The conscious and intelligent manipulation of the organized habits and opinions of the masses is an important element in democratic society. Those who manipulate this unseen mechanism of society constitute an invisible government which is the true ruling power of our country.... We are governed, our minds are molded, our tastes formed, our ideas suggested, largely by men we have never heard of. This is a logical result of the way in which our democratic society is organized. Vast numbers of human beings must cooperate in this manner if they are to live together as a smoothly functioning society.... In almost every act of our daily lives, whether in the sphere of politics or business, in our social conduct or our ethical thinking, we are dominated by the relatively small number of persons ... who understand the mental processes and social patterns of the masses. It is they who pull the wires which control the public mind.

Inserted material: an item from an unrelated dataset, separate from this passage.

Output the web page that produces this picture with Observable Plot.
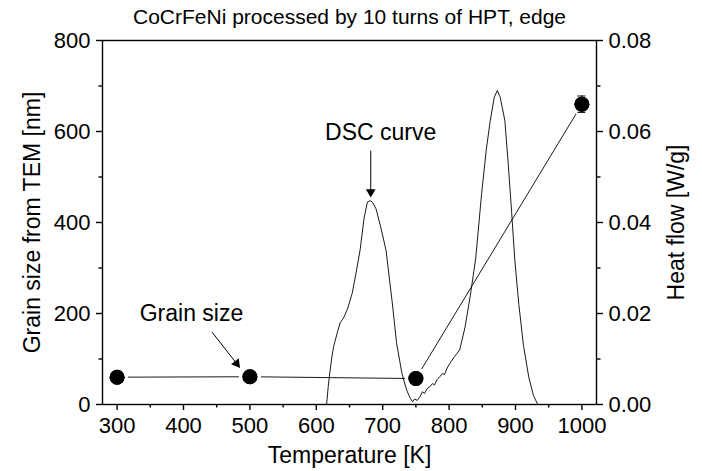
<!DOCTYPE html>
<html><head><meta charset="utf-8">
<script src="https://cdn.jsdelivr.net/npm/d3@7"></script>
<script src="https://cdn.jsdelivr.net/npm/@observablehq/plot@0.6"></script>
<style>
body{margin:0;background:#fff}
svg{font-family:"Liberation Sans",Arial,sans-serif}
</style>
</head><body><div id="chart"></div>
<script>
const title = "CoCrFeNi processed by 10 turns of HPT, edge";
const xLabel = "Temperature [K]";
const yLabel = "Grain size from TEM [nm]";
const y2Label = "Heat flow [W/g]";

// Grain size (left axis)
const temps = [300, 500, 750, 1000];
const grain = [60, 61, 57, 660];
const grainErr = [0, 0, 0, 18];

// DSC curve (right axis, W/g)
const dscT  = [615.5, 618, 620, 623, 626, 632, 636, 641, 647, 654, 660, 666, 672, 677, 681, 685, 690, 697, 705, 714, 721, 729, 736, 741, 745, 748, 752, 756, 760, 763, 767, 771, 775, 778, 782, 786, 790, 793, 797, 801, 808, 816, 824, 832, 840, 849, 856, 862, 868, 872.6, 877, 884, 889, 894, 899, 905, 912, 920, 927, 933.5];
const dscHF = [0.0, 0.004, 0.0065, 0.010, 0.0127, 0.016, 0.018, 0.019, 0.021, 0.0244, 0.029, 0.034, 0.041, 0.0445, 0.0448, 0.0444, 0.043, 0.039, 0.0339, 0.0229, 0.0134, 0.0068, 0.0032, 0.0015, 0.0006, 0.0012, 0.0009, 0.0017, 0.0028, 0.0024, 0.0035, 0.0039, 0.0046, 0.0043, 0.0055, 0.0061, 0.0068, 0.0066, 0.0080, 0.009, 0.0105, 0.012, 0.017, 0.024, 0.032, 0.0464, 0.056, 0.0624, 0.0675, 0.069, 0.0675, 0.0624, 0.053, 0.0427, 0.0317, 0.022, 0.013, 0.006, 0.002, 0.0];

// Ticks
const xTicks = [300, 400, 500, 600, 700, 800, 900, 1000];
const xMinor = [350, 450, 550, 650, 750, 850, 950];
const yTicks = [0, 200, 400, 600, 800];
const yMinor = [100, 300, 500, 700];
const hfTicks = [0, 0.02, 0.04, 0.06, 0.08];
const hfMinor = [0.01, 0.03, 0.05, 0.07];

// Annotations (text position, arrow start, arrow tip)
const noteText = ["DSC curve", "Grain size"];
const noteT = [697, 412];
const noteG = [598, 200];
const arrowT1 = [682, 443];
const arrowG1 = [558, 159];
const arrowT2 = [682, 480];
const arrowG2 = [467, 90];

const HF = 10000; // 0.08 W/g on right axis ↔ 800 nm on left axis
const W = 702, H = 471, mL = 102, mR = 106, mT = 40, mB = 67;
const xDomain = [278, 1022], yDomain = [0, 800];

const xs = Plot.scale({x: {domain: xDomain, range: [mL, W - mR]}});
const ys = Plot.scale({y: {domain: yDomain, range: [H - mB, mT]}});

const grainData = temps.map((T, i) => ({T, g: grain[i], e: grainErr[i]}));
const errData = grainData.filter(d => d.e > 0);
const dsc = dscT.map((T, i) => ({T, y: dscHF[i] * HF}));
const notes = noteText.map((text, i) => {
  const px = xs.apply(arrowT2[i]) - xs.apply(arrowT1[i]);
  const py = ys.apply(arrowG2[i]) - ys.apply(arrowG1[i]);
  return {text, T: noteT[i], g: noteG[i], T1: arrowT1[i], g1: arrowG1[i], T2: arrowT2[i], g2: arrowG2[i],
          angle: Math.atan2(px, -py) * 180 / Math.PI};
});

const fs = 22;
const chart = Plot.plot({
  width: W, height: H,
  marginLeft: mL, marginRight: mR, marginTop: mT, marginBottom: mB,
  style: {fontFamily: '"Liberation Sans", Arial, sans-serif', fontSize: fs + "px", color: "#000", background: "#fff"},
  x: {domain: xDomain},
  y: {domain: yDomain},
  marks: [
    Plot.line(grainData, {x: "T", y: "g", stroke: "#000", strokeWidth: 0.9}),
    Plot.dot(grainData, {x: "T", y: "g", r: 7.5, fill: "#000", stroke: "#fff", strokeWidth: 7, paintOrder: "stroke"}),
    Plot.dot(grainData, {x: "T", y: "g", r: 7.5, fill: "#000"}),
    Plot.line(dsc, {x: "T", y: "y", stroke: "#000", strokeWidth: 0.9}),
    Plot.ruleX(errData, {x: "T", y1: d => d.g - d.e, y2: d => d.g + d.e, stroke: "#000", strokeWidth: 1}),
    Plot.ruleY(errData, {y: d => d.g + d.e, x1: d => d.T - 6, x2: d => d.T + 6, stroke: "#000", strokeWidth: 1}),
    Plot.ruleY(errData, {y: d => d.g - d.e, x1: d => d.T - 6, x2: d => d.T + 6, stroke: "#000", strokeWidth: 1}),
    Plot.link(notes, {x1: "T1", y1: "g1", x2: "T2", y2: "g2", stroke: "#000", strokeWidth: 1}),
    Plot.dot(notes, {x: "T2", y: "g2", symbol: "triangle", r: 3.6, fill: "#000", stroke: "none", rotate: "angle"}),
    Plot.text(notes, {x: "T", y: "g", text: "text", fontSize: 23, fill: "#000"}),
    Plot.frame({stroke: "#000", strokeWidth: 1.4}),
    Plot.axisX({ticks: xTicks, tickSize: 6, tickPadding: 7, tickFormat: d => String(d), label: null, fontSize: fs, strokeWidth: 1.4}),
    Plot.axisX({ticks: xMinor, tickSize: 3.5, tickFormat: () => "", label: null, strokeWidth: 1.4}),
    Plot.axisY({anchor: "left", ticks: yTicks, tickSize: 6, tickPadding: 6, tickFormat: d => String(d), label: null, fontSize: fs, strokeWidth: 1.4}),
    Plot.axisY({anchor: "left", ticks: yMinor, tickSize: 3.5, tickFormat: () => "", label: null, strokeWidth: 1.4}),
    Plot.axisY({anchor: "right", ticks: hfTicks.map(v => v * HF), tickSize: 6, tickPadding: 6, tickFormat: d => (d / HF).toFixed(2), label: null, fontSize: fs, strokeWidth: 1.4}),
    Plot.axisY({anchor: "right", ticks: hfMinor.map(v => v * HF), tickSize: 3.5, tickFormat: () => "", label: null, strokeWidth: 1.4}),
    Plot.text([title], {frameAnchor: "top", dy: -23, lineAnchor: "middle", text: d => d, fontSize: 21, fill: "#000"}),
    Plot.text([xLabel], {frameAnchor: "bottom", dy: 51, lineAnchor: "middle", text: d => d, fontSize: 23, fill: "#000"}),
    Plot.text([yLabel], {frameAnchor: "left", dx: -70, rotate: -90, textAnchor: "middle", lineAnchor: "middle", text: d => d, fontSize: 23, fill: "#000"}),
    Plot.text([y2Label], {frameAnchor: "right", dx: 80, rotate: -90, textAnchor: "middle", lineAnchor: "middle", text: d => d, fontSize: 23, fill: "#000"})
  ]
});
document.getElementById("chart").appendChild(chart);
</script>
</body></html>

(Also quoted in Larry Beinert's "Fog Facts.")

Just a timely reminder about thinking critically in "every act of our daily lives": Every movie you see, every story you read (fiction or nonfiction), is to some extent propaganda. It's trying to sell you something -- an idea, a philosophy, a version of events, a vision of reality. Just try to be aware. Even this is propaganda, but it's true:

Eternal vigilance is the price of liberty—power is ever stealing from the many to the few…. The hand entrusted with power becomes … the necessary enemy of the people. Only by continual oversight can the democrat in office be prevented from hardening into a despot: only by unintermitted Agitation can a people be kept sufficiently awake to principle not to let liberty be smothered in material prosperity. -- Wendell Phillips (1852), Speeches Before the Massachusetts Anti-Slavery Society

So, what are some propaganda films you've seen recently, what do you think they were trying to sell, and how did they go about doing it? (And let's hear it for "Snakes on a Plane" for at least succeeding in undermining the myth of "airport security" -- which, we should all know by now, is but a flimsy facade designed to give us the illusion of being "safer," even though we aren't. Still, the odds against snakes or bombs or terrorists on a plane are pretty good, for reasons that have little to do with those increasingly lengthy security lines.)